A Contribution to Subject Access in Libraries

LCSH Sino-Japanese War, 1937-1945
as revised in 2006

Canadian university libraries use the subject headings system designed and administered by the Library of Congress, Washington DC, United States, to help library users find books and other resources on topics they are interested in. Some libraries in places outside of North America also adopt this system of subject headings, in Hong Kong for instance. These Library of Congress subject headings (LCSH) are standardised terms or phrases designating various topics.

For example, if someone is searching for books about the role of Canada in the Second World War, the subject heading for this topic is “World War, 1939-1945 — Canada”.

Subject headings have to match the historical facts they represent. In my undergraduate days, I was very much perplexed, while using the library's card catalogue, by the subject heading used for the topic of the Sino-Japanese War that ended in 1945. The LCSH was “Sino-Japanese Conflict, 1937-1945”, which was being used in libraries for decades for books on the war. But those eight years were definitely war years for all the countries and peoples involved. They are not years of conflict. Moreover, China declared war on Japan on December 9 1941, subsequent to Pearl Harbour.

As a librarian, in 2006 I submitted to the Library of Congress a proposal to change its LCSH “Sino-Japanese Conflict, 1937-1945” to “Sino-Japanese War, 1937-1945”. The proposal was however turned down, on the grounds that not sufficient supporting bibliographical evidence and related citations had been included in the proposal, and also that I was not from a member library of the Subject Authority Cooperative Program (SACO) of the Library of Congress.

I am very grateful to Mr Jonathan David Makepeace, then librarian of the University of Windsor in Ontario and the representative of the Canada group of libraries in SACO, who promptly agreed to my request for help in preparing and submitting a more complete proposal for the change.

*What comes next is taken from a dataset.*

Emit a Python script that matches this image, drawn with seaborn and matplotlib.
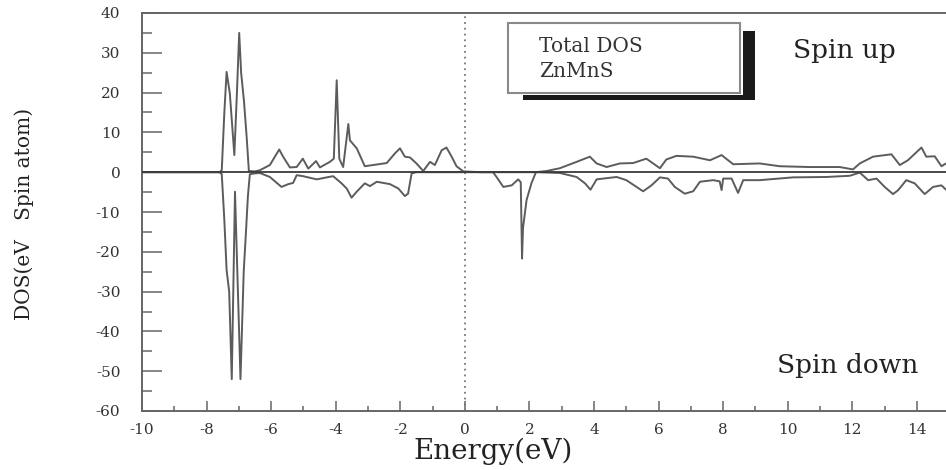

This second attempt was eventually approved by the editorial committee of LCSH later in 2006. For this significant change, Mr Makepeace’s help was indispensable, as I so mentioned in my communication to the Council on East Asian Libraries about the initiative and the process of these efforts.

This recollection may serve to mark the 70th year after the ending of the Sino-Japanese War and the Second World War.